Les bordereaux en pièce 8 sont des relevés informatiques au nom de la société Neoliane et concernant l'assureur conseil Assure direct, dont le procès-verbal de constat dressé par huissier de justice le 23 juin 2022 permet de comprendre qu'ils sont issus du site internet de cette société Neoliane.

Pour autant, ces relevés issus du site d'un tiers, non datés, non signés, n'ont aucune valeur probante. Bien plus, l'appelante ne justifie pas des prestations qui correspondraient à ces «'remises'», ni dans leur principe, ni dans leur chiffrage.

L'appelante n'explicite ni ne documente un quelconque préjudice qui puisse fonder ses demandes de «'dommages et intérêts'» formulées à l'encontre tant de l'intimée que de l'intervenante volontaire.

Elle ne démontre pas davantage que l'exercice par la société Ocean call LTD de son droit d'agir à son encontre, quand bien même n'avait elle pas qualité à le faire, a dégénéré en abus qui lui a été préjudiciable.

Toutes ces demandes non fondées sont en conséquences rejetées.

2. Sur les frais du procès

L'équité ne commande pas d'allouer à l'une des parties une quelconque somme sur le fondement des dispositions de l'article 700 du code de procédure civile.

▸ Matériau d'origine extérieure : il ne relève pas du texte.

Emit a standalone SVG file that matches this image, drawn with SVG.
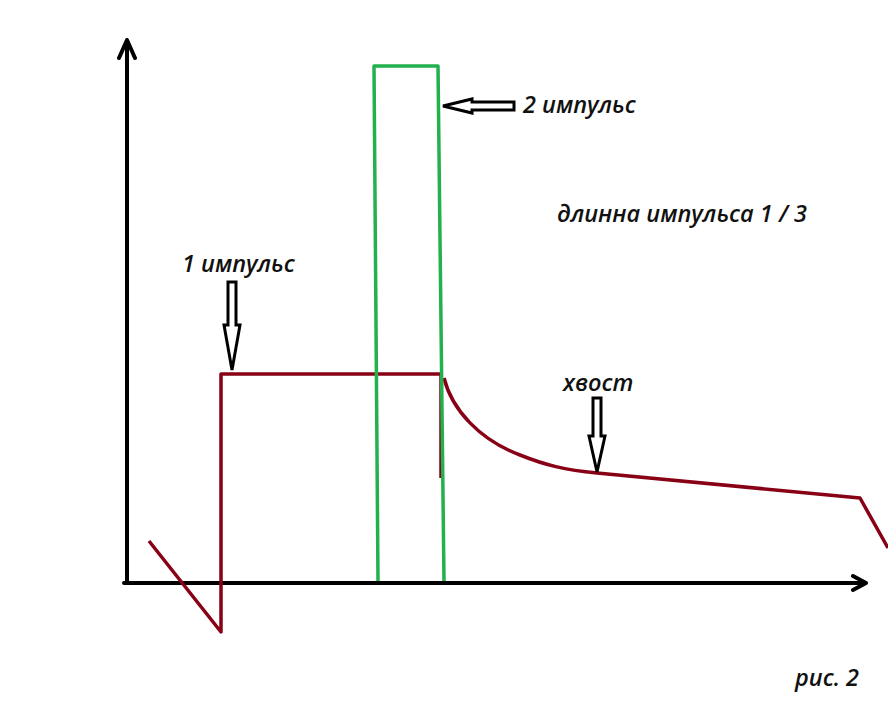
<svg xmlns="http://www.w3.org/2000/svg" width="888" height="720" viewBox="0 0 888 720">
<style>
.ax{fill:none;stroke:#000;stroke-width:4;stroke-linecap:round;stroke-linejoin:round}
.red{fill:none;stroke:#880015;stroke-width:3.5;stroke-linejoin:round}
.grn{fill:none;stroke:#22b14c;stroke-width:3.5;stroke-linejoin:round}
.arr{fill:#fff;stroke:#000;stroke-width:3;stroke-linejoin:miter}
.t{font-family:"Open Sans","Noto Sans",sans-serif;font-style:italic;font-weight:600;font-size:23.5px;fill:#111}
</style>
<rect width="888" height="720" fill="#fff"/>
<g id="axes">
<path class="ax" d="M127 583 L127 40 M119 58 L127 40 L135 58"/>
<path class="ax" d="M124 583 L866 583 M853 576 L866 583 L853 590"/>
</g>
<g id="pulse1">
<path class="red" d="M149 541 L221 632 L221 374 L441 374 L441 478"/>
<path class="red" d="M444 378 C452 410 480 440 520 455 C545 465 565 470 597 473 L860 498 L888 548"/>
</g>
<g id="pulse2">
<path class="grn" d="M378 581 L374 66 L438 66 L444 581"/>
</g>
<g id="connectors">
<path class="arr" d="M228 282 L236 282 L236 325 L240 325 L232 370 L224 325 L228 325 Z"/>
<path class="arr" d="M593 398 L601 398 L601 436 L605 436 L597 472 L589 436 L593 436 Z"/>
<path class="arr" d="M514 102 L514 110 L472 110 L472 113 L443 106 L472 99 L472 102 Z"/>
</g>
<g id="labels">
<text class="t" x="523" y="113">2 импульс</text>
<text class="t" x="557" y="222">длинна импульса 1 / 3</text>
<text class="t" x="182" y="272">1 импульс</text>
<text class="t" x="563" y="391">хвост</text>
<text class="t" x="795" y="686">рис. 2</text>
</g>
</svg>
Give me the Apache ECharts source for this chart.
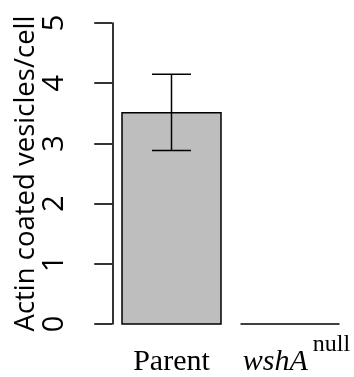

L'appelante qui succombe principalement, supporte les entiers dépens de première instance et d'appel.

PAR CES MOTIFS

La cour

Infirme le jugement en toutes ses dispositions soumises à la cour';

statuant à nouveau,

Déclare irrecevables les demandes formulées par la société Ocean call LTD';

Reçoit l'intervention volontaire de la SARL Oceancall group -anciennement Ocean France';

Condamne la SARLU Assure direct à payer à la SARL Oceancall group la somme de 29'400 euros avec intérêts au taux légal à compter du 17 décembre 2019';

Ordonne la capitalisation de ces intérêts conformément aux dispositions de l'article 1343-2 du code civil';

Déclare irrecevables les demandes nouvelles en indemnisation de la société Oceancall group';

Déboute les parties de toutes leurs autres demandes ;

Dit n'y avoir lieu à condamnation sur le fondement des dispositions de l'article 700 du code de procédure civile';

Condamne la SARLU Assure direct aux dépens de première instance et d'appel.